Sep 19, 2011

GOP demands benefits for the military be on chopping block

Cutting through it

Military pensions and health care for active and retired troops cost the government about $100 billion a year to the disapproval of Republicans; GOP wants pensions and health care on the chopping budget block. Modernizing the Military Retirement System privatization plan in the news again.

As President Obama in August pledged to protect Veterans programs from budget cuts, the GOP in Congress and bureaucrats in the DoD are still pushing for cuts in pensions and health care for active and retired troops.

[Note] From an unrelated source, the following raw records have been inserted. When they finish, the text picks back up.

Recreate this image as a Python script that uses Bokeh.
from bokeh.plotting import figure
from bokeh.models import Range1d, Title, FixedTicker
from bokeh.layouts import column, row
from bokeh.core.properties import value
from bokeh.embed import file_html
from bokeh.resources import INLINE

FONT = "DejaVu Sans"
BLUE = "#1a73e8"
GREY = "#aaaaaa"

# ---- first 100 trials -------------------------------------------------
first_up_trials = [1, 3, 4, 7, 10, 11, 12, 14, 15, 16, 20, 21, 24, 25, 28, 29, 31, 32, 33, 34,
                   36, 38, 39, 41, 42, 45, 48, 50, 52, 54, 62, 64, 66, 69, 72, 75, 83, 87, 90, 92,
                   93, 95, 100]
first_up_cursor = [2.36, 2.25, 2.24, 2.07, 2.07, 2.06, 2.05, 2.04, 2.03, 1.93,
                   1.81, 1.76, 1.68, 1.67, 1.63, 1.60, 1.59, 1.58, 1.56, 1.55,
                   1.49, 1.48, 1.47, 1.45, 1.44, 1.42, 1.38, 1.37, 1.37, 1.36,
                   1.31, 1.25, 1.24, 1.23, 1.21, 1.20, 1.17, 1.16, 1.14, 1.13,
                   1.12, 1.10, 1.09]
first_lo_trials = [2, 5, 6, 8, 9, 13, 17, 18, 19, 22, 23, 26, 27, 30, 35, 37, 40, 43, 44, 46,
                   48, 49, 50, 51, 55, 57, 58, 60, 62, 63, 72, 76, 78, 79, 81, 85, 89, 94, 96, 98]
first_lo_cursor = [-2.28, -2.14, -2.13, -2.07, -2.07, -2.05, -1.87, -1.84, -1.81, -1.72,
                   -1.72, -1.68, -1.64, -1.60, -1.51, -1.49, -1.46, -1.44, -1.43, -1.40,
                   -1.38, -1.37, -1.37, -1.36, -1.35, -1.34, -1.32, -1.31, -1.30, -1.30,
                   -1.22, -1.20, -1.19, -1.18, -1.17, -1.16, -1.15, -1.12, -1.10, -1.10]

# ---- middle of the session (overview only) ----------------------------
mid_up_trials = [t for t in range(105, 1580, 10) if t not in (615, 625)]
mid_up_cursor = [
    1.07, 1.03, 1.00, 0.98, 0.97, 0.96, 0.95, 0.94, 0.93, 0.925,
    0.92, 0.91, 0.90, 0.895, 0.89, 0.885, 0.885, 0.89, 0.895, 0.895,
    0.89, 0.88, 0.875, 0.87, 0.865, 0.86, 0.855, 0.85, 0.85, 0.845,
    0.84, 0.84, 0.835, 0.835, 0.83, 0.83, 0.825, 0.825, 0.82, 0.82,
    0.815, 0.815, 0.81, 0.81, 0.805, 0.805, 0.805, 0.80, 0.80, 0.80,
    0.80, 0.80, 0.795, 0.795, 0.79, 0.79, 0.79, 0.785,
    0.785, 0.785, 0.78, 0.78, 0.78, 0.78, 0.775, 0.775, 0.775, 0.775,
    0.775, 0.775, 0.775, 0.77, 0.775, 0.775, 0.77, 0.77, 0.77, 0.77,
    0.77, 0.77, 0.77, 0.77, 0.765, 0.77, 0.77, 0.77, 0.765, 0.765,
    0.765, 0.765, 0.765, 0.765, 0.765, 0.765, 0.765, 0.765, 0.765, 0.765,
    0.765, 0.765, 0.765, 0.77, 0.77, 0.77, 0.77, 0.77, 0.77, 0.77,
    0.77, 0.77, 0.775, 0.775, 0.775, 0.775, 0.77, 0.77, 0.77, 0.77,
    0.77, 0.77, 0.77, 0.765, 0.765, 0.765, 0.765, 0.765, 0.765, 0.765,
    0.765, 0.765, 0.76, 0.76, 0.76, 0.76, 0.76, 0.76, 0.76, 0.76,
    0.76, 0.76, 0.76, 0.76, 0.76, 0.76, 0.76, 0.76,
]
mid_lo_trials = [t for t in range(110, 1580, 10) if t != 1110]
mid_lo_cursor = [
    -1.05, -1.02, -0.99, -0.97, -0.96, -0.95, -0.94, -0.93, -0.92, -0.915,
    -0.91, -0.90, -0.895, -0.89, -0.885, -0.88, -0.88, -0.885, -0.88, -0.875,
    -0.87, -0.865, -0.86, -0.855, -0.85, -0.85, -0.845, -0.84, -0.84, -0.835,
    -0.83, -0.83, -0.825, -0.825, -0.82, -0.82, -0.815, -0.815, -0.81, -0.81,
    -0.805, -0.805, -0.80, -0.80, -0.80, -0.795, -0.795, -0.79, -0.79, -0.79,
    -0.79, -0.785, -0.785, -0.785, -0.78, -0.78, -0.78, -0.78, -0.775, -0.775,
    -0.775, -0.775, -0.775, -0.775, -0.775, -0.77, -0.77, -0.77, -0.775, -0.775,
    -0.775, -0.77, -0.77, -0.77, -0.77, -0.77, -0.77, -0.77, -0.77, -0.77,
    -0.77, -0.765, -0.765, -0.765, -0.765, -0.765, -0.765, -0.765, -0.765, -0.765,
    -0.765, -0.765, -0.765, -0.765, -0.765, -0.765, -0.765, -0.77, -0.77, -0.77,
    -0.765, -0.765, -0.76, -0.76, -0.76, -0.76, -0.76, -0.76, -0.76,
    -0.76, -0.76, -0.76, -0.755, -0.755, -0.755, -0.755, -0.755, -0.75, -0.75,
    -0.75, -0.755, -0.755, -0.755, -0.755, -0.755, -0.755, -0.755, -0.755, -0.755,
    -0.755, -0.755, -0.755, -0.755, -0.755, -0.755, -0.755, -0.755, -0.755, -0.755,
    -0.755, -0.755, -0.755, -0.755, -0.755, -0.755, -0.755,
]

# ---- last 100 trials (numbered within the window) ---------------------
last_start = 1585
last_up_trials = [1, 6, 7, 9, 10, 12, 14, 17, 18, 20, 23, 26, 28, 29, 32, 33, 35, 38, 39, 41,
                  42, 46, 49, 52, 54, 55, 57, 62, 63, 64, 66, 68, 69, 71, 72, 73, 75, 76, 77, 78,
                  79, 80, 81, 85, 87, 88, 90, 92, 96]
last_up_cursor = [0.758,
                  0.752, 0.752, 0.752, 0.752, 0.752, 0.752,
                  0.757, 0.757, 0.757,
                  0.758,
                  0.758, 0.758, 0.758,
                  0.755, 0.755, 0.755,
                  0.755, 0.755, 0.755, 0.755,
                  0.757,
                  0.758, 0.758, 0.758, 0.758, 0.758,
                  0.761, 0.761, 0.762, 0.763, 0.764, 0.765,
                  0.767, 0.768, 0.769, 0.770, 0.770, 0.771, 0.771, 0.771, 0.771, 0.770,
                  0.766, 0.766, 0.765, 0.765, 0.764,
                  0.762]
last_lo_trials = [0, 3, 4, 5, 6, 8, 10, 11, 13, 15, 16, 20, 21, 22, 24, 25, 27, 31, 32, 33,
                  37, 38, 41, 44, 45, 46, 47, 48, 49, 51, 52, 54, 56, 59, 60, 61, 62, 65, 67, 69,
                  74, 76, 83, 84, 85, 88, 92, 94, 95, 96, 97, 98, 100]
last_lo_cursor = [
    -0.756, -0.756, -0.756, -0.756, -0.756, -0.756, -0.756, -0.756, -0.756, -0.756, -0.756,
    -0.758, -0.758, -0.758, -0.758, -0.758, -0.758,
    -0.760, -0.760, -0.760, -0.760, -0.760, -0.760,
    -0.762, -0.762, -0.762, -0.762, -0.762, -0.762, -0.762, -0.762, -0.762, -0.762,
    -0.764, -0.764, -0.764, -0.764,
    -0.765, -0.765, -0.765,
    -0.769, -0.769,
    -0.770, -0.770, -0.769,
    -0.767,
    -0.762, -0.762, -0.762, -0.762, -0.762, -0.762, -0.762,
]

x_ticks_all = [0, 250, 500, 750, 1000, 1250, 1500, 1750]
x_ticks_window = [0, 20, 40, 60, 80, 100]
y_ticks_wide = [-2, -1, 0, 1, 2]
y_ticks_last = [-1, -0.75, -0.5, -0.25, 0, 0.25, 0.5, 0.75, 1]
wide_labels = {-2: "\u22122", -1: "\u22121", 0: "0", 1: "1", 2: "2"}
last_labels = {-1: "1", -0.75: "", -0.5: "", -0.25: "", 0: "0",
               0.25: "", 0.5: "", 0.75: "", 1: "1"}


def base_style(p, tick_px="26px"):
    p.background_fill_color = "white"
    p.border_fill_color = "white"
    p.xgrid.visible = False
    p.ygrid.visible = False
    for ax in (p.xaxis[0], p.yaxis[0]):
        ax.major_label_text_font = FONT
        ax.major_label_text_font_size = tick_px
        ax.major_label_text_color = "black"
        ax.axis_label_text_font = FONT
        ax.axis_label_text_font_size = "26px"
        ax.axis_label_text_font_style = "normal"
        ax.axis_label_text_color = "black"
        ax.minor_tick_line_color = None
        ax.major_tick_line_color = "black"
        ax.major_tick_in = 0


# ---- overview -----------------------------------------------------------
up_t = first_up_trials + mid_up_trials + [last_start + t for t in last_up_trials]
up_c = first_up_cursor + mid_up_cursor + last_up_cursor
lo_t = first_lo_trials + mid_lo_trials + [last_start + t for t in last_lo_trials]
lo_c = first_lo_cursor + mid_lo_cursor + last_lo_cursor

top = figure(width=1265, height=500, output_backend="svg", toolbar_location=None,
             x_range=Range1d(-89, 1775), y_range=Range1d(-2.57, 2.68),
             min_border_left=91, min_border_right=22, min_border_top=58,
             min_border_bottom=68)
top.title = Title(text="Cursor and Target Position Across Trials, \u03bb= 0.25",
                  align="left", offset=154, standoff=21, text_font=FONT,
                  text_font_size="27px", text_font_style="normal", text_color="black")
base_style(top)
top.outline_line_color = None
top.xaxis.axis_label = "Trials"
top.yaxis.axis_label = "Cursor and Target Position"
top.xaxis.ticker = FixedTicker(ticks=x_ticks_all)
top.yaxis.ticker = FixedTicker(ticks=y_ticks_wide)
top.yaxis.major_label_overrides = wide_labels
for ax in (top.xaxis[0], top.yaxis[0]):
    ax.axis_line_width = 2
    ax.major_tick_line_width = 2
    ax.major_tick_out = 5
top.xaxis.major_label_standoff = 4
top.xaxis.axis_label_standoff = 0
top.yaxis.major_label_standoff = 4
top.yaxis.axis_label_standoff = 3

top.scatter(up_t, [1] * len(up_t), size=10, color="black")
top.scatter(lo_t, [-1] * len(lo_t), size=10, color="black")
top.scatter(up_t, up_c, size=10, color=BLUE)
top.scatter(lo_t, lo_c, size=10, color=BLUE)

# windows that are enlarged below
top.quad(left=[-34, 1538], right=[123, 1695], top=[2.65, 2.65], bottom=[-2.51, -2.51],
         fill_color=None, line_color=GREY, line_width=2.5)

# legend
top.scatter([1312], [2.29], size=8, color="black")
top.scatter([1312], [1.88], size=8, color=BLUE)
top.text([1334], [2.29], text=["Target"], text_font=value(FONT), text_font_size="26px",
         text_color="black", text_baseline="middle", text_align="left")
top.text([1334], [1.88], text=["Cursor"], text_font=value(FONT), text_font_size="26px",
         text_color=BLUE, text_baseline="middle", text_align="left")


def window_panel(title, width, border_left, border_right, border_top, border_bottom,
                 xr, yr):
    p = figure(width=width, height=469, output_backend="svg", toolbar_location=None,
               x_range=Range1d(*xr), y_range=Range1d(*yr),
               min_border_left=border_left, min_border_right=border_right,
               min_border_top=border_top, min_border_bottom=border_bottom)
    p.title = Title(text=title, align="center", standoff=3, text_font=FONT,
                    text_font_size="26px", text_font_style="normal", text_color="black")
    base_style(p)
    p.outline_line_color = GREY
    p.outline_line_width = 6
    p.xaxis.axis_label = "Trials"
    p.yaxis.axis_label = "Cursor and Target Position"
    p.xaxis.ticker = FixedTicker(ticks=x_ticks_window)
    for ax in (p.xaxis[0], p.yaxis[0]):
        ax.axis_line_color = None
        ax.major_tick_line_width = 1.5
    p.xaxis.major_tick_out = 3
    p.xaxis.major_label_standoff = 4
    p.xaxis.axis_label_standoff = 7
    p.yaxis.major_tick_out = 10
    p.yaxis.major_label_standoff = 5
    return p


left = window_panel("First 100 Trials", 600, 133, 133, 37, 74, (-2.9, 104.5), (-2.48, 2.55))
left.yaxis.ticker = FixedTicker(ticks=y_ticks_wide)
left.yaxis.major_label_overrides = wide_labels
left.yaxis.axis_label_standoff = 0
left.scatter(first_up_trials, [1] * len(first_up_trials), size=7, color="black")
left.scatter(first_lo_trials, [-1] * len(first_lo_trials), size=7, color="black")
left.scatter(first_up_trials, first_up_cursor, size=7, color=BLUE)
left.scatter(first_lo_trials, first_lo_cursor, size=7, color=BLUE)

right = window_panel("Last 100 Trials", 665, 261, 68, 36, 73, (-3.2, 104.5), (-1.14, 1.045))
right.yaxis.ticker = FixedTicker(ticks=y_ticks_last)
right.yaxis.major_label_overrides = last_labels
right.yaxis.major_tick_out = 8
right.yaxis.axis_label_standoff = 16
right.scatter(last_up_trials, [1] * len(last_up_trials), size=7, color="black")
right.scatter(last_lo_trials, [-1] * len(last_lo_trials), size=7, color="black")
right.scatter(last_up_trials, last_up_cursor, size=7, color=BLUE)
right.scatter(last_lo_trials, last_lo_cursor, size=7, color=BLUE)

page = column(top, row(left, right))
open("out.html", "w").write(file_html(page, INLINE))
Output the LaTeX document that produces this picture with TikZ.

News of a radical overhaul of the Military Retirement system being in the works; with the anti-public language of GOP, first broken by CBS News, was followed by assurances by President Obama days later to protect veterans programs.

A New York Times follow-up piece today coded the political support for the pensions and health care cuts as existing in "Washington" and "Congress" though the only calls for cuts are coming from bureaucrats, thinktanks and Republicans, under the cloud of the Super Committee that the Times piece claims would force a deep cuts in pensions and health care. Wrong.

Actually, deep cuts in the Pentagon budget can be achieved by halting military adventurism and wars of choice over the world that dwarf the costs of pensions and health care of the people who fight these wars, based on lies and pushed by GOP chicken hawks and too many cowardly Democrats.

Questions remains: Will President Obama, putting aside his vague assurance made in August, make specific commitments to our serving troops, Marines and veterans that pensions and health care cuts are OFF the table.

As suggested here before and above, President Obama ought to take this Modernizing the Military Retirement System privatization plan and very publicly gives it the Deep Six.

One propaganda arm of the Pentagon, American Forces Press Service, knocked the CBS report down in August. The Times report today quotes Defense Secretary Leon E. Panetta saying recently: "We’ve got to put everything on the table."

No, you don't. Mr. Secretary. Another question is whether the president will straighten out his secretary of defense.